Exactly the lines from the one with "Convert this chart" to the one with "risk_tc = [34, 24, 17, 10, 3, 1, 1, 1, 0]", both included, are to be printed again; leave out the rest.

>> START ITEMS

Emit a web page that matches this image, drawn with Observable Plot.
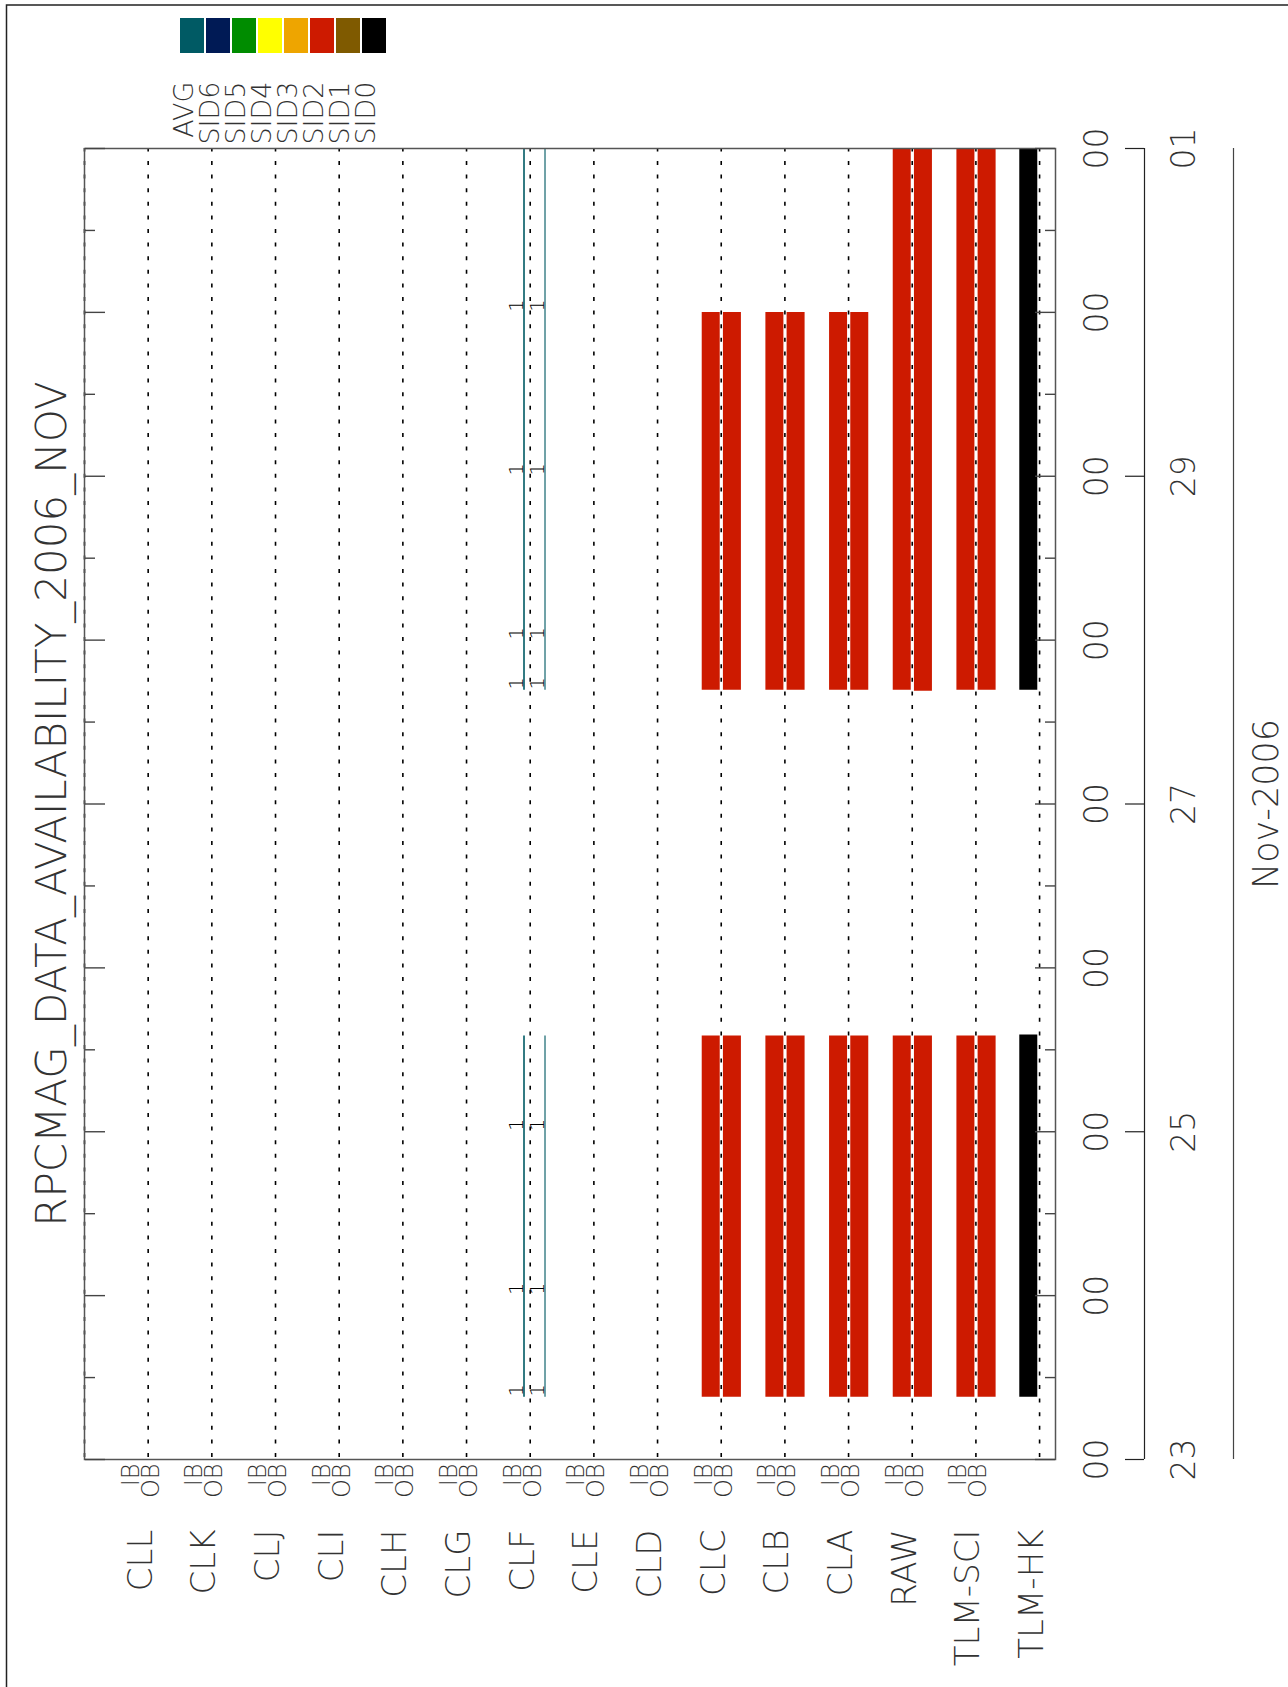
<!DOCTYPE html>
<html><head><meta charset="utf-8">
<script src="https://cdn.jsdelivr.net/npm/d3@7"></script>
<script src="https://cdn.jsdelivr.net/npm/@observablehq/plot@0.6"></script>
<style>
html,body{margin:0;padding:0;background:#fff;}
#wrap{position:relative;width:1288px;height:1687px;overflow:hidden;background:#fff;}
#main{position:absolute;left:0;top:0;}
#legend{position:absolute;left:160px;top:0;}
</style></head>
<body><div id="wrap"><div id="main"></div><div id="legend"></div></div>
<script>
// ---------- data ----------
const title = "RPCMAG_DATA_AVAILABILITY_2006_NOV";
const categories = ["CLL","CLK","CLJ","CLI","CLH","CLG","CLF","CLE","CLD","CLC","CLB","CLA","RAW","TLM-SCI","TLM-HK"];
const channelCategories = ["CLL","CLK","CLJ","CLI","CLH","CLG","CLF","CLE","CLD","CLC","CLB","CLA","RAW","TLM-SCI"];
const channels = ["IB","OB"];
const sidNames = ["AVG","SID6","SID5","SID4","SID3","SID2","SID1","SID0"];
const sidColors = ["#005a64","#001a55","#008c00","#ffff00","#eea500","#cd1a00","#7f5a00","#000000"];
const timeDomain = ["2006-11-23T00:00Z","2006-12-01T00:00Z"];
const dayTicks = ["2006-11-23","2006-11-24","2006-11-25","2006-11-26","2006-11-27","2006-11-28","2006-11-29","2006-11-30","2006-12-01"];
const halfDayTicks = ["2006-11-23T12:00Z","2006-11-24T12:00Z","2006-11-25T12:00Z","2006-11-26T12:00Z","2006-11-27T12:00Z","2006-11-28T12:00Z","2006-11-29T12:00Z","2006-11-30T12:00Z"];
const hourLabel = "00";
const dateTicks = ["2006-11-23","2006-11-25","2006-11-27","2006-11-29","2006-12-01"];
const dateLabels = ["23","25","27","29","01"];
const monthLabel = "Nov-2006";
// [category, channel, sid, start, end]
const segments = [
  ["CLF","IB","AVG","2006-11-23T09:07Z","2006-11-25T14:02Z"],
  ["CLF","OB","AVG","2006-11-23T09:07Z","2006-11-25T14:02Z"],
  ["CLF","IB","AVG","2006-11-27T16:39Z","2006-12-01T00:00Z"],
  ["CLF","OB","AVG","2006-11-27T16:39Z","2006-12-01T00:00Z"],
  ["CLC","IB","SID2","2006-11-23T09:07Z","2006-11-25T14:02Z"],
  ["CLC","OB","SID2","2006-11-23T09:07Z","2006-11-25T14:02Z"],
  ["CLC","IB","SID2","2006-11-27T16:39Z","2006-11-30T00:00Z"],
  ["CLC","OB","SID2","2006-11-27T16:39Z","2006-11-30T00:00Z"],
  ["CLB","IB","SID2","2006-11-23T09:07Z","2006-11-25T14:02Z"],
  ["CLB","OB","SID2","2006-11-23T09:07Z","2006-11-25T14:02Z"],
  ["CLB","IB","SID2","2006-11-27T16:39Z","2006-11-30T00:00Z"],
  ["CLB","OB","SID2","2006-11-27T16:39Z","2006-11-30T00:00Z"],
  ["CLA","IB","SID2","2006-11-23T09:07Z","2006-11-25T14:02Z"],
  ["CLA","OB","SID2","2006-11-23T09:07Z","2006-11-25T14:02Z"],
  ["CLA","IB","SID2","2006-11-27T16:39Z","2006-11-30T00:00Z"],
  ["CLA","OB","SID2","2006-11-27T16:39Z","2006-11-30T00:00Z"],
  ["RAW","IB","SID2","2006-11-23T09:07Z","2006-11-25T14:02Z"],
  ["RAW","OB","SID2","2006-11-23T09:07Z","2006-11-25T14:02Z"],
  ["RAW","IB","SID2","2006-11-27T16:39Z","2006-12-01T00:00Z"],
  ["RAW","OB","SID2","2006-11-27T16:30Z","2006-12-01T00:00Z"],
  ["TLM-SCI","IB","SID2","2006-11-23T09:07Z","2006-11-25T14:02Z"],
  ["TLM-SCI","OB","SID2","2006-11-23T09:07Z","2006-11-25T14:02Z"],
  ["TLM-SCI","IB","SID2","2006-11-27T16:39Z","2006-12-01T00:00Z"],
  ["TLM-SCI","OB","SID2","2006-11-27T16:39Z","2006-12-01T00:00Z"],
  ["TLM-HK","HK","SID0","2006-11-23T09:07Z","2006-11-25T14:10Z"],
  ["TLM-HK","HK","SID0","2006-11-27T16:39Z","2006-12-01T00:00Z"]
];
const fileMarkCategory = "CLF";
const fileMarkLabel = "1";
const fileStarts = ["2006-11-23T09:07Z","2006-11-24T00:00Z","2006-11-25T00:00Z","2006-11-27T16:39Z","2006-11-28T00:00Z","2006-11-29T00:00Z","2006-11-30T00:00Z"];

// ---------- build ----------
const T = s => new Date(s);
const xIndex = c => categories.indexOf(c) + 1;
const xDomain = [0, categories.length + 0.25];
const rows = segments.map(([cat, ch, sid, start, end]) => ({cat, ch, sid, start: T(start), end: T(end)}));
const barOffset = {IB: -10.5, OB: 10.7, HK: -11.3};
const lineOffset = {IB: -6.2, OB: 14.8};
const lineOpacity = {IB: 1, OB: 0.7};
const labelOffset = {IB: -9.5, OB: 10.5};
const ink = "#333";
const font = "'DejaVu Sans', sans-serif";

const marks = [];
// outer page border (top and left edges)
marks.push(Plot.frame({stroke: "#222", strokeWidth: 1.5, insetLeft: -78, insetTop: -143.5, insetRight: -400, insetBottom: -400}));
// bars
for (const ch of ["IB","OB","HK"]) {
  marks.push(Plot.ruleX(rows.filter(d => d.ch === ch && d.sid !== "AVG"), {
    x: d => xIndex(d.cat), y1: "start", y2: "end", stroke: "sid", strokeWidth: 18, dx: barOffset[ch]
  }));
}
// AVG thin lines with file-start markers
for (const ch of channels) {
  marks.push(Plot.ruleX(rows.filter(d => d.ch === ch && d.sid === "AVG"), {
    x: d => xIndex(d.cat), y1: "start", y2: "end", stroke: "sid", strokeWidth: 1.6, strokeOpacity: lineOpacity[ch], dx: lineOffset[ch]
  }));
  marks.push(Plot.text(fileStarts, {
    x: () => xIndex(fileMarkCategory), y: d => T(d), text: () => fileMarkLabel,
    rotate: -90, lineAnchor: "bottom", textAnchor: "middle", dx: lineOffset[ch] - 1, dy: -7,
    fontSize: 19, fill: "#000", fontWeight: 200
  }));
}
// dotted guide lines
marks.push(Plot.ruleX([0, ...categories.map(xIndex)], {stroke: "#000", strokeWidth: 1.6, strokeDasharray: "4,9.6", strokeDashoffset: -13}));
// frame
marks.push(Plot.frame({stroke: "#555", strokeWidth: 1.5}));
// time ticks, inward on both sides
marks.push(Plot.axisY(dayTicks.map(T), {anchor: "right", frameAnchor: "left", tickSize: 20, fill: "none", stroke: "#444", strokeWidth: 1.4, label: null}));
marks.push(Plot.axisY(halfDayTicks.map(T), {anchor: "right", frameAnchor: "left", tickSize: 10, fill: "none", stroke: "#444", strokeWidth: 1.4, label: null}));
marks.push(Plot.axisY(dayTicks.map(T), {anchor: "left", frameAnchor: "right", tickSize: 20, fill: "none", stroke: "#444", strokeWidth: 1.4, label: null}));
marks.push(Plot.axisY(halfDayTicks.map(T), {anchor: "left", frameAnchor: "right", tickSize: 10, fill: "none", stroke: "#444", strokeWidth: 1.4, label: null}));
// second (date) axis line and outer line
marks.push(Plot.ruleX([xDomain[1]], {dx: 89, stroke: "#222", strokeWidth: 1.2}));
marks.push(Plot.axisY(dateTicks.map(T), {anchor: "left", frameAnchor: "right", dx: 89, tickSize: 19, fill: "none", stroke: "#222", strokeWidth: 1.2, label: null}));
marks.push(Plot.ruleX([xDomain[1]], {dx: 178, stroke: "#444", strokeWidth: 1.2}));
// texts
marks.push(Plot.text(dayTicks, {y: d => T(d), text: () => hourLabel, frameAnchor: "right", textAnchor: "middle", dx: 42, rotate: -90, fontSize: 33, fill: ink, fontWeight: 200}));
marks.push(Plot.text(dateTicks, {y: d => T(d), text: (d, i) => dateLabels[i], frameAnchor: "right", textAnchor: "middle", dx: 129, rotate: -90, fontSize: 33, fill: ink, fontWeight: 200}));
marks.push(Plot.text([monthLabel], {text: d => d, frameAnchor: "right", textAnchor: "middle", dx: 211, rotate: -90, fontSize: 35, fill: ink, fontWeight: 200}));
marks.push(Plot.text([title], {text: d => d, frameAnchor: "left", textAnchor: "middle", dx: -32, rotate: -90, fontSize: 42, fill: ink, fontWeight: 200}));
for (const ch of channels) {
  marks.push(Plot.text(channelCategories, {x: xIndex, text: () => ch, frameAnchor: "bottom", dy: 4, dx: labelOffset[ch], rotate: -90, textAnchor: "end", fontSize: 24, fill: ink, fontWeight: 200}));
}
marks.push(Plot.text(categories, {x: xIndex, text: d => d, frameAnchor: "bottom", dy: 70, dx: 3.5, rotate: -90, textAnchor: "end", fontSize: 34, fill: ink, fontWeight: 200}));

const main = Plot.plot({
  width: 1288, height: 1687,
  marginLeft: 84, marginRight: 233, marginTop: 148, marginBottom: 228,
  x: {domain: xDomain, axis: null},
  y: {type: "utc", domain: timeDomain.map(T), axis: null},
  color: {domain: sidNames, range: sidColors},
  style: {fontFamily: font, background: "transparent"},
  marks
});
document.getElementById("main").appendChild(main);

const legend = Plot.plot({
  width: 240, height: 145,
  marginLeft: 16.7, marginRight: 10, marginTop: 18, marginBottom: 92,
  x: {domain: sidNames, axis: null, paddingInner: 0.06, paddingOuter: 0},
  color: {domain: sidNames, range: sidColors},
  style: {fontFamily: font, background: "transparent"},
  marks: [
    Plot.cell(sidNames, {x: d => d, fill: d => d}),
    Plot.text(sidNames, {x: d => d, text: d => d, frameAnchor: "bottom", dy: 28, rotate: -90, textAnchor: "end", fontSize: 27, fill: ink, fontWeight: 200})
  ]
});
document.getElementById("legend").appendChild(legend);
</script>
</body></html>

>> END ITEMS
>> START ITEMS

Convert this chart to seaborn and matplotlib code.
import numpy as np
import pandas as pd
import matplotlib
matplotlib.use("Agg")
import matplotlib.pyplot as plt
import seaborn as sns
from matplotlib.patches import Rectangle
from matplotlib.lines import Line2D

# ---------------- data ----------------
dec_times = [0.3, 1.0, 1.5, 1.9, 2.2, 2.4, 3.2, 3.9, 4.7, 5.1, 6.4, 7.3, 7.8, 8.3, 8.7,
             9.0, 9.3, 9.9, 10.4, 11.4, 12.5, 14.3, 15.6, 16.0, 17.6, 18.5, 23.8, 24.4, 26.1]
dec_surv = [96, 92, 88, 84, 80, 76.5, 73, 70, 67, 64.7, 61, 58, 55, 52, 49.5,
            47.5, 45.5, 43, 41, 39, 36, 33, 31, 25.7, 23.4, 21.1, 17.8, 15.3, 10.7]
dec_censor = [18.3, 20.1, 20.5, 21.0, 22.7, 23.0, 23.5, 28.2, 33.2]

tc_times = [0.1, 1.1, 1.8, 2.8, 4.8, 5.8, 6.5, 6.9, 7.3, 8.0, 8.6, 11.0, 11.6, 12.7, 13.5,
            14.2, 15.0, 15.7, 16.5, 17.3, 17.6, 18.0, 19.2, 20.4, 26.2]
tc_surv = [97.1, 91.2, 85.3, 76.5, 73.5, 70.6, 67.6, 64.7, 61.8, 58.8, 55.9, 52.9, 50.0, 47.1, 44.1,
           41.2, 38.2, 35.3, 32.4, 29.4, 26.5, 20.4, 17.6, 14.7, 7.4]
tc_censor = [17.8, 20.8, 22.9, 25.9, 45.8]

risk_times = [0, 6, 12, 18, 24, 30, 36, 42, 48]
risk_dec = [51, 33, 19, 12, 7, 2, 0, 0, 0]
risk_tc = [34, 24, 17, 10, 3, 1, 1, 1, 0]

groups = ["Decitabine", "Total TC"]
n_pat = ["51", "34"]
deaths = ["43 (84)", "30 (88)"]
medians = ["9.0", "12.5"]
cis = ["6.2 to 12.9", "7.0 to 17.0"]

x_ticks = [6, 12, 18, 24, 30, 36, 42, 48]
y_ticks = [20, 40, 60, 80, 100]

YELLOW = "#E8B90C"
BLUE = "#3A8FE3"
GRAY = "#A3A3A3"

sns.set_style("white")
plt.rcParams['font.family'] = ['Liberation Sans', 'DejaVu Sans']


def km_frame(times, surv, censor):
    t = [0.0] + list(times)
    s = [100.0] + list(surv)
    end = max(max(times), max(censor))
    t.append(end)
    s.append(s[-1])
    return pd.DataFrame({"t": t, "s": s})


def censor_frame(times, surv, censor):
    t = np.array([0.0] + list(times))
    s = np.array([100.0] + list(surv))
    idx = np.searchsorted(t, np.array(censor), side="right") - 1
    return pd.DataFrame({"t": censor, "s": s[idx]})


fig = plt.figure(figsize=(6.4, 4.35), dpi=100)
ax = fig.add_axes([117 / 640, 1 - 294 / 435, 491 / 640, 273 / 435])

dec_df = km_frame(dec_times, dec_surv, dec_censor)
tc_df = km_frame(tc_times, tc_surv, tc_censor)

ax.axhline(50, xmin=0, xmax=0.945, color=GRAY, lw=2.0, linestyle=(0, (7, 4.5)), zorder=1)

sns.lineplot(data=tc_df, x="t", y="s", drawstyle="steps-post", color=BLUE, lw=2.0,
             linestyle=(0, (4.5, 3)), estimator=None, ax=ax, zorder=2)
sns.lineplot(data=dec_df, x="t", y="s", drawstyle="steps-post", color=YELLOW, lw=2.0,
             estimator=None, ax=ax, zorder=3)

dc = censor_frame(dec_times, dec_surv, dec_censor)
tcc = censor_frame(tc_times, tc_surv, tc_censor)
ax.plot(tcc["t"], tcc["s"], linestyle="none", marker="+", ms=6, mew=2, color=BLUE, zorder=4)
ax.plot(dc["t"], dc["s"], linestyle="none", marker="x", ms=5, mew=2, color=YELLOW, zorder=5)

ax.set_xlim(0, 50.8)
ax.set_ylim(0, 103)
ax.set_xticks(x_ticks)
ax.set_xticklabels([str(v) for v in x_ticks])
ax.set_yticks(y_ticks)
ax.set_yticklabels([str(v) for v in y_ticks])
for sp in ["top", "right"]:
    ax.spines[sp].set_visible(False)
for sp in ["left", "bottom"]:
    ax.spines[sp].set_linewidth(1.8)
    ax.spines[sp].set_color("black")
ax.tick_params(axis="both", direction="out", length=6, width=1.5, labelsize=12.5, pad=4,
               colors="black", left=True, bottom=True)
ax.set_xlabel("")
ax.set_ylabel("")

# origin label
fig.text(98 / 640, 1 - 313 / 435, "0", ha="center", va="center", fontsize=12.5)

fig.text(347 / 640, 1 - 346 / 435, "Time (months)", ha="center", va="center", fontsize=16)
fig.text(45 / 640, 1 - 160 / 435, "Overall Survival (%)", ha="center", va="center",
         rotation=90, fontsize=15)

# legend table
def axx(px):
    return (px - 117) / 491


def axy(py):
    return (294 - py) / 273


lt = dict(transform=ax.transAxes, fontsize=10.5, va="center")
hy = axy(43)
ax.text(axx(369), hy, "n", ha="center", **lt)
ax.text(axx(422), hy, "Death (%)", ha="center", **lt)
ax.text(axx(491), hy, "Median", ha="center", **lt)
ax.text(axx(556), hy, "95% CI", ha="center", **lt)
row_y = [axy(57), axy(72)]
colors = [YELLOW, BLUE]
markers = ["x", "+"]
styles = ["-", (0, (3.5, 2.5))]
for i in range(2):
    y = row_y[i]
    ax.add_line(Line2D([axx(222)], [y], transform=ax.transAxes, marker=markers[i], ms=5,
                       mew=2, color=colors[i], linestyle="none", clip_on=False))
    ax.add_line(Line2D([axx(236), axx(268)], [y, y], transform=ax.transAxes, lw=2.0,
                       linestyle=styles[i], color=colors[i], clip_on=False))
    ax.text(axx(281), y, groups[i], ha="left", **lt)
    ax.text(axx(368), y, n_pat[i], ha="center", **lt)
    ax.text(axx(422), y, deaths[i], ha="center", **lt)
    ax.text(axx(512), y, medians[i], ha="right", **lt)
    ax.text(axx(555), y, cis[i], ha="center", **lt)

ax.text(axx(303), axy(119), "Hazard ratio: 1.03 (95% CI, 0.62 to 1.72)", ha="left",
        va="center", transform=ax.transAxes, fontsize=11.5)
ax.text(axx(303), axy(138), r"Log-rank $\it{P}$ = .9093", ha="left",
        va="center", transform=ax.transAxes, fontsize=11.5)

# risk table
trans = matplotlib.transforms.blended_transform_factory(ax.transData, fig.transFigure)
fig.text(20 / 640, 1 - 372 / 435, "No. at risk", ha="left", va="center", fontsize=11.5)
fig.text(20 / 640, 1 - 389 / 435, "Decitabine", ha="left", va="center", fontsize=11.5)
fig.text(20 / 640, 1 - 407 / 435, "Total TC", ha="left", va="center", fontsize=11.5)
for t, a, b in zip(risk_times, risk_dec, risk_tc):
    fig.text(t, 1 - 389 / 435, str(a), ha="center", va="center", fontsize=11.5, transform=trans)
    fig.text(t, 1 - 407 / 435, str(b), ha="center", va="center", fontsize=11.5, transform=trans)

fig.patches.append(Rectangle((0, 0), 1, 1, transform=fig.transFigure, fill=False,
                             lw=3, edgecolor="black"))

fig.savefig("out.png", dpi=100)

>> END ITEMS

* [COMPLETED EXERCISE]
Convert this chart to seaborn and matplotlib code.
import numpy as np
import pandas as pd
import matplotlib
matplotlib.use("Agg")
import matplotlib.pyplot as plt
import seaborn as sns
from matplotlib.patches import Rectangle
from matplotlib.lines import Line2D

# ---------------- data ----------------
dec_times = [0.3, 1.0, 1.5, 1.9, 2.2, 2.4, 3.2, 3.9, 4.7, 5.1, 6.4, 7.3, 7.8, 8.3, 8.7,
             9.0, 9.3, 9.9, 10.4, 11.4, 12.5, 14.3, 15.6, 16.0, 17.6, 18.5, 23.8, 24.4, 26.1]
dec_surv = [96, 92, 88, 84, 80, 76.5, 73, 70, 67, 64.7, 61, 58, 55, 52, 49.5,
            47.5, 45.5, 43, 41, 39, 36, 33, 31, 25.7, 23.4, 21.1, 17.8, 15.3, 10.7]
dec_censor = [18.3, 20.1, 20.5, 21.0, 22.7, 23.0, 23.5, 28.2, 33.2]

tc_times = [0.1, 1.1, 1.8, 2.8, 4.8, 5.8, 6.5, 6.9, 7.3, 8.0, 8.6, 11.0, 11.6, 12.7, 13.5,
            14.2, 15.0, 15.7, 16.5, 17.3, 17.6, 18.0, 19.2, 20.4, 26.2]
tc_surv = [97.1, 91.2, 85.3, 76.5, 73.5, 70.6, 67.6, 64.7, 61.8, 58.8, 55.9, 52.9, 50.0, 47.1, 44.1,
           41.2, 38.2, 35.3, 32.4, 29.4, 26.5, 20.4, 17.6, 14.7, 7.4]
tc_censor = [17.8, 20.8, 22.9, 25.9, 45.8]

risk_times = [0, 6, 12, 18, 24, 30, 36, 42, 48]
risk_dec = [51, 33, 19, 12, 7, 2, 0, 0, 0]
risk_tc = [34, 24, 17, 10, 3, 1, 1, 1, 0]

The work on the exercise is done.